# Sig P220 Compact Question...



## ss190 (Aug 21, 2012)

I do not own a Sig (yet). I am looking into getting a Sig P220 Compact in a few months and have a couple questions if anyone knows.

(1)
Is the frame size the same as a Sig P245? Below I listed the dimensions of both, but the reason I am asking is that I want to get a holster from Raven Concealment but they don't make one for the P220 and do for the P245. Will the P220 fit correctly in the P245 holster?

P245: - P220:
Length: 7.28 - 7.10
Height: 5.0 - 5.0
Width: 1.34 - 1.50
Barrell: 3.9 - 3.9

(2)
I have found several different versions of the P220 Compact. One that is single action only and has a safety (with large beavertail) and another that is double action/single action (no beavertail). What I want is the frame with the large beavertail but the capability of double action to single action. Can I get this particular version of P220 Compact?
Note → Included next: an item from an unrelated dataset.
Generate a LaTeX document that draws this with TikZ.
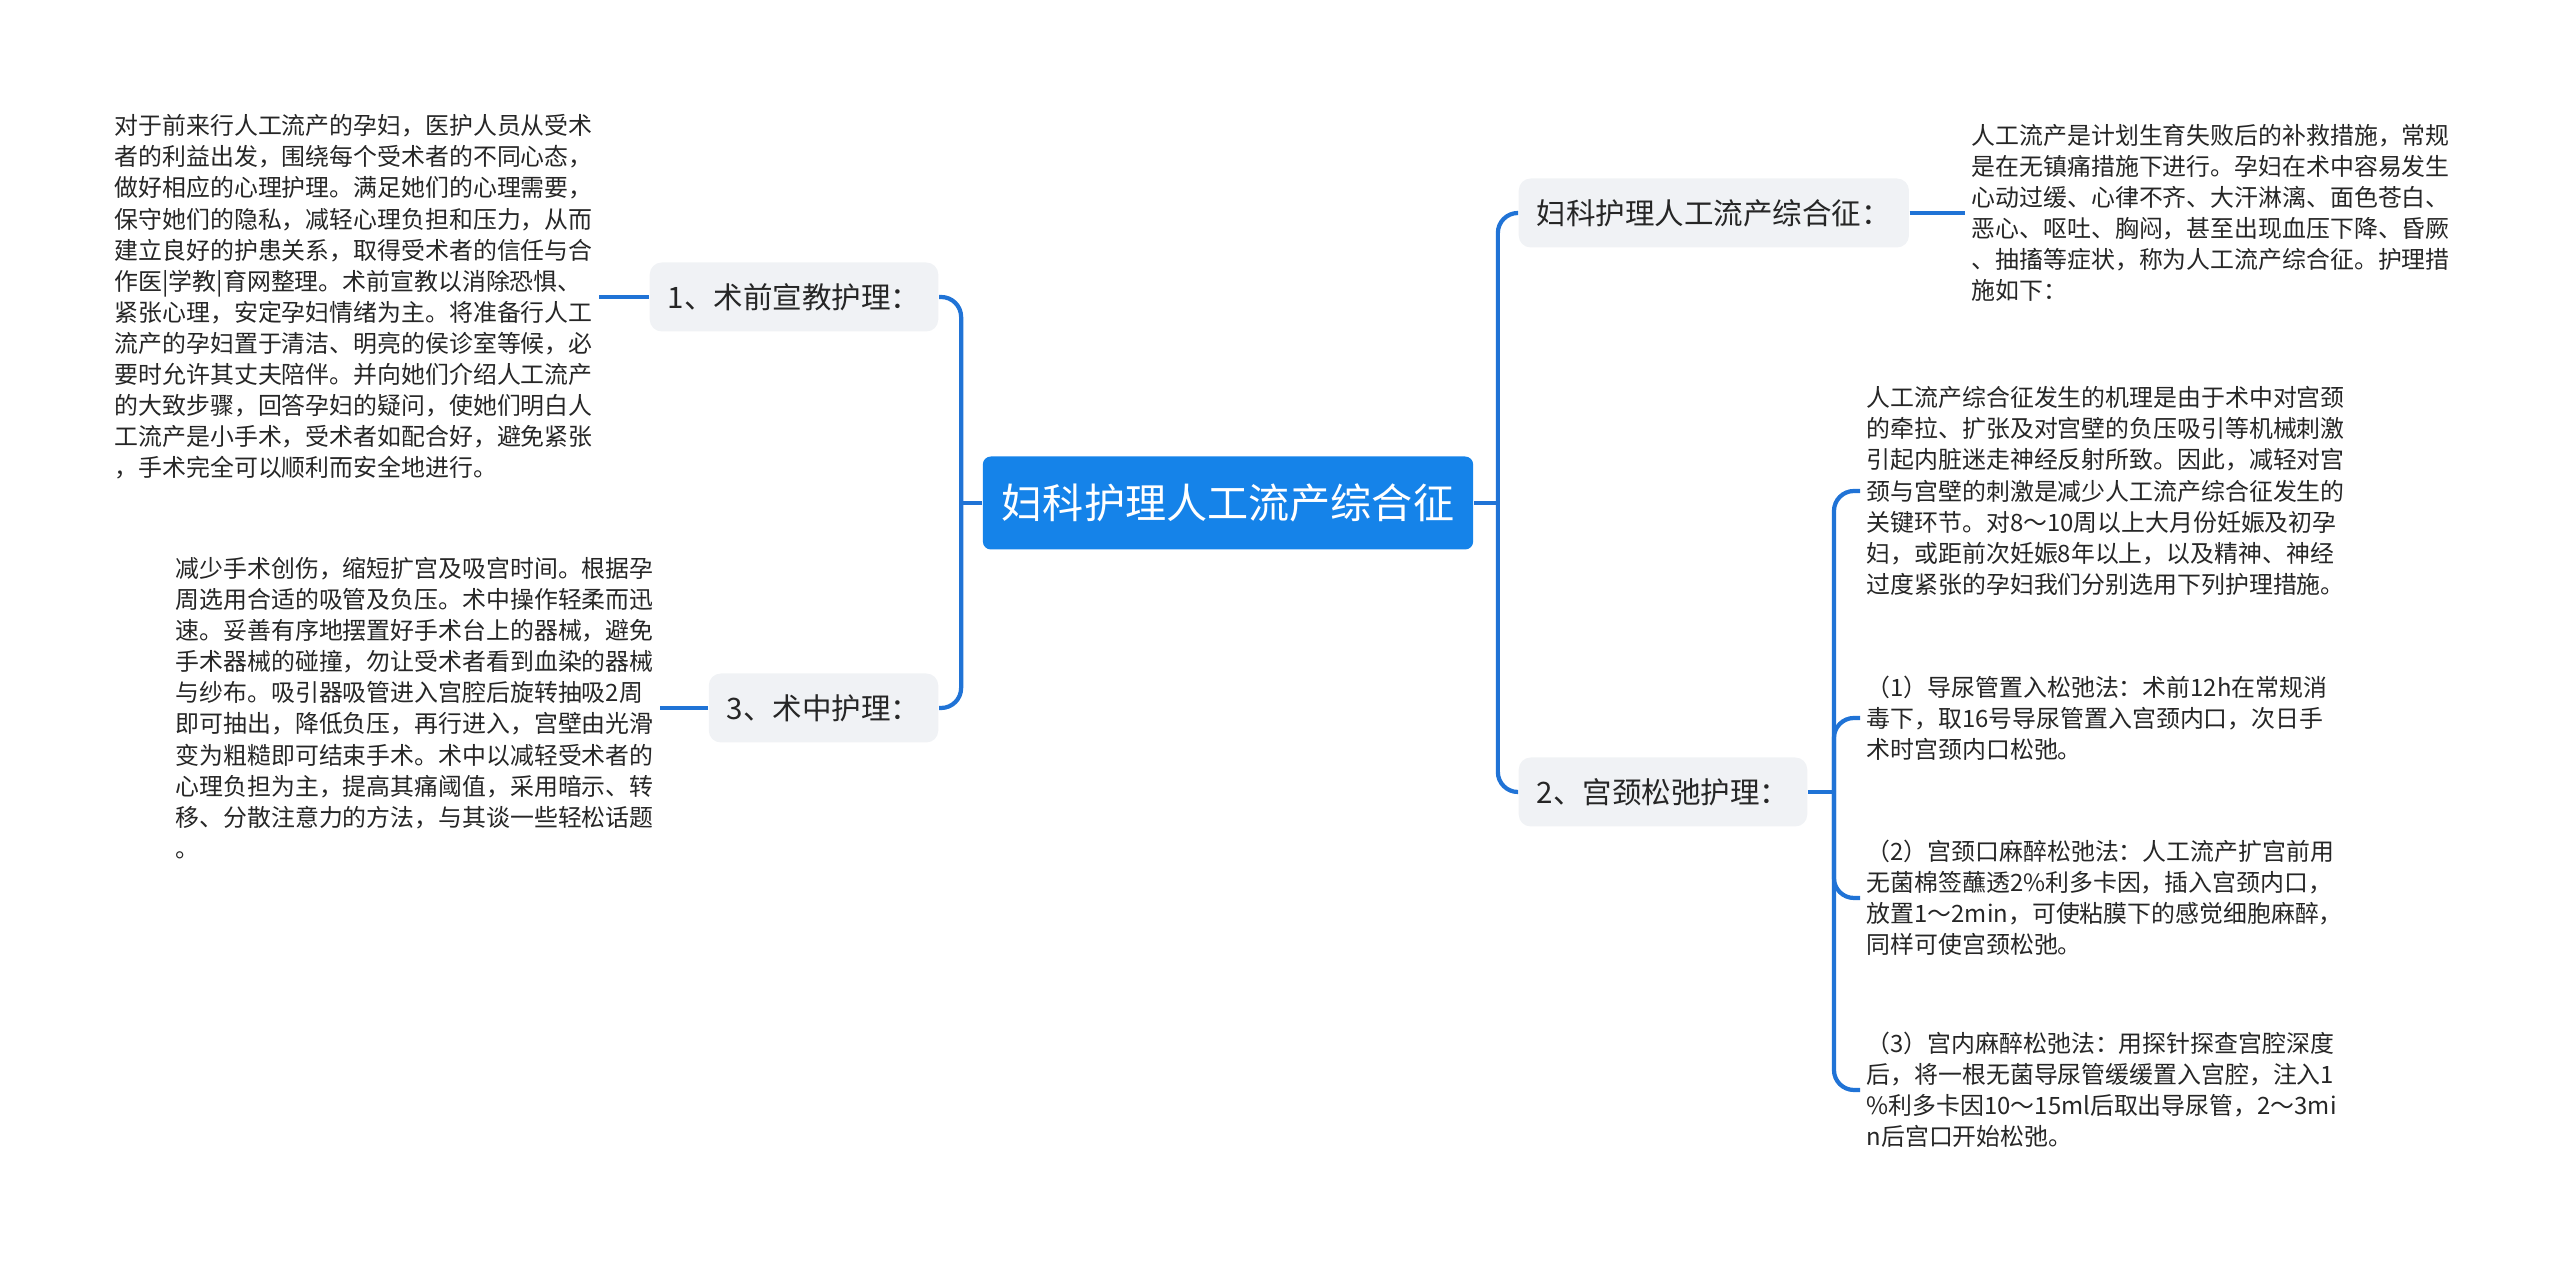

Thanks for any and all information, it helps me out greatly.


----------



## chessail77 (Mar 15, 2011)

I have the SA with large beavertail...best bet is to call Raven and ask them .....JJ


----------



## ss190 (Aug 21, 2012)

I have called them and they had no information for me. All they told me was "we dont make one for the P220 Compact". lol.


----------



## chessail77 (Mar 15, 2011)

Well then try Optics Planet and use the guide to find holsters that do fit......JJ


----------



## dondavis3 (Aug 2, 2009)

Here's my P220 Compact.










It's a wonderful shooter.

IMHO

:smt1099


----------



## SigsT7 (Sep 13, 2012)

Can't answer your question about whether a P245 and P220 compact fit the same holsters, but do have two new holsters for my P220 Compact:
1st is a Occidental Leather: Phoenix Stronghold IWB
















and the second is a OWB from Ritchie Leather: no pics yet, but go to Top Gun Supply, in stock, at your door in 2 days!
Let us know when you get a 220! They rule!


----------



## TrueTexan (Sep 3, 2012)

ss190 said:


> do not own a Sig (yet). I am looking into getting a Sig P220 Compact in a few months and have a couple questions if anyone knows.
> 
> (1)
> Is the frame size the same as a Sig P245? Below I listed the dimensions of both, but the reason I am asking is that I want to get a holster from Raven Concealment but they don't make one for the P220 and do for the P245. Will the P220 fit correctly in the P245 holster?
> ...


You would need to call Sig about having DA/SA and the beaver tail. I going to go out on a limb and say no because a p220 DA/SA does not have a safety it has a decocker.


----------